Durbin: Torture and investigative techniques. I called you to mention that I was going to bring up. 2005, I asked about reports about FBI agents witnessing detainee abuses.
[Just out walking the dog–what’d I miss?]
Whitehouse: DOJ review of investigation of warrantless wiretap. More detail in two-part series [referencing Gellman]. Oath of office confers duties and responsibilities. Greatest failing still pursued by extremists who have controlled White House decision-making. Expects agencies to bow before the will of the White House, even when honor, duty, and statute confer responsibilities. Leads to dangerous culture where yes-men and toadies become Constitutional norm.
[Goes on to applaud Mueller for his role in putting duty over obedience.]

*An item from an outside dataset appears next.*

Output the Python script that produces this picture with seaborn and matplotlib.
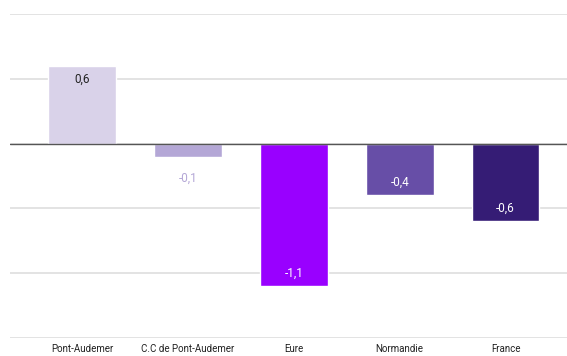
import pandas as pd
import numpy as np
import matplotlib
matplotlib.use("Agg")
import matplotlib.pyplot as plt
import seaborn as sns

# data
territoires = ["Pont-Audemer", "C.C de Pont-Audemer", "Eure", "Normandie", "France"]
valeurs = [0.6, -0.1, -1.1, -0.4, -0.6]
couleurs = ["#d9d2e9", "#b4a7d6", "#9900ff", "#674ea7", "#351c75"]
etiquettes = ["0,6", "-0,1", "-1,1", "-0,4", "-0,6"]
couleurs_texte = ["#222222", "#b4a7d6", "white", "white", "white"]

df = pd.DataFrame({"territoire": territoires, "valeur": valeurs})

sns.set_style("white")
plt.rcParams["font.family"] = ["Roboto", "DejaVu Sans"]

fig = plt.figure(figsize=(5.67, 3.56), dpi=100)
ax = fig.add_axes([0.0176, 0.0506, 0.9824, 0.9101])

sns.barplot(data=df, x="territoire", y="valeur", hue="territoire",
            palette=couleurs, saturation=1, legend=False, width=0.64,
            ax=ax, zorder=3)

ax.set_ylim(-1.5, 1.0)
ax.set_xlim(-0.68, 4.58)
ax.set_yticks(np.arange(-1.5, 1.01, 0.5))
ax.yaxis.grid(True, color="#e0e0e0", linewidth=1.3, zorder=0)
ax.axhline(0, color="#555555", linewidth=1.0, zorder=4)
ax.set_yticklabels([])
ax.tick_params(axis="y", length=0)
ax.tick_params(axis="x", length=0, labelsize=7, pad=4, colors="#222222")
ax.set_xlabel("")
ax.set_ylabel("")
for s in ax.spines.values():
    s.set_visible(False)

for i, v in enumerate(valeurs):
    if v > 0:
        y = v - 0.1
    elif i == 1:
        y = v - 0.17
    else:
        y = v + 0.1
    ax.text(i, y, etiquettes[i], ha="center", va="center",
            fontsize=8.5, color=couleurs_texte[i], zorder=5)

plt.savefig("out.png", dpi=100)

Whitehouse: I will say the new guidelines unhinges the FBI from some of its traditional roles. It would be helpful in addition to sharing the new guidelines to allow some senior folks to come and brief those members who are interested what the affirmative protocols is in those investigations. I suspect the guidelines are written in the negative, and don’t disclosre the administrative function that oversees them.
Cardin: We need to find a way in addition to the NAS investigation to give people more confidence in investigation.
Cardin: I represent MD and with it Ft. Detrick. MDers have a right to be concerned that those working in Detrick are working safely. Ivins had security clearance until July 10. Why was his security clearance maintained to such a late point. Did the FBI recommend that his clearance be changed? Did we not have credible information.
Mueller: I would have to get back to you on a specific timeline. There was no overt action until November 2007. At time when search warrant was requested, we advised USAMRID of our concerns. At that point, while his security clearance maintained, his access to relevant spaces at USAMRID. No longer had access to compounds he had access to prior to that day.
Cardin: I would appreciate it if you would confirm that to the committee. Info we received it was a counselor raising issues about his mental statement.
Mueller: If there are privileged records we do not have access to them.
Cardin: Important that clearance be monitored.
Cardin: 2008 elections. Actions to prevent repeat of activity from 2006 and 2004 elections, voter fraud that took place in close proximity to elections, makes it hard to ensure voters can participate. What role with the FBI play to be constructive in enforcement of our laws.
Leahy: Assessment that allows an agent to conduct indefinite 24-hour overview. Why not include policies in regulations?
Mueller: Framework. Techniques that could be used in any situation.
Grassley: If the FBI had the lab access records in 2002, why did it take so long to analyze them?
Mueller: We obtained thousands of lab records.
Grassley: According to info released by FBI, material in envelopes contain silicon. Scientists in Sandia conducted blind tests, unlike materials in attack envelope, flash contained no silicon. Can you explain who silicon ended up in envelopes?
Mueller: Issue of silicon at outset, not outside sample, but part of growth process. I’ll get back to you.
Grassley: Why should we have to wait to get document requests until internal oversight is done? Are you held up by DOJ policy?
Mueller consulting with lawyer. Huh.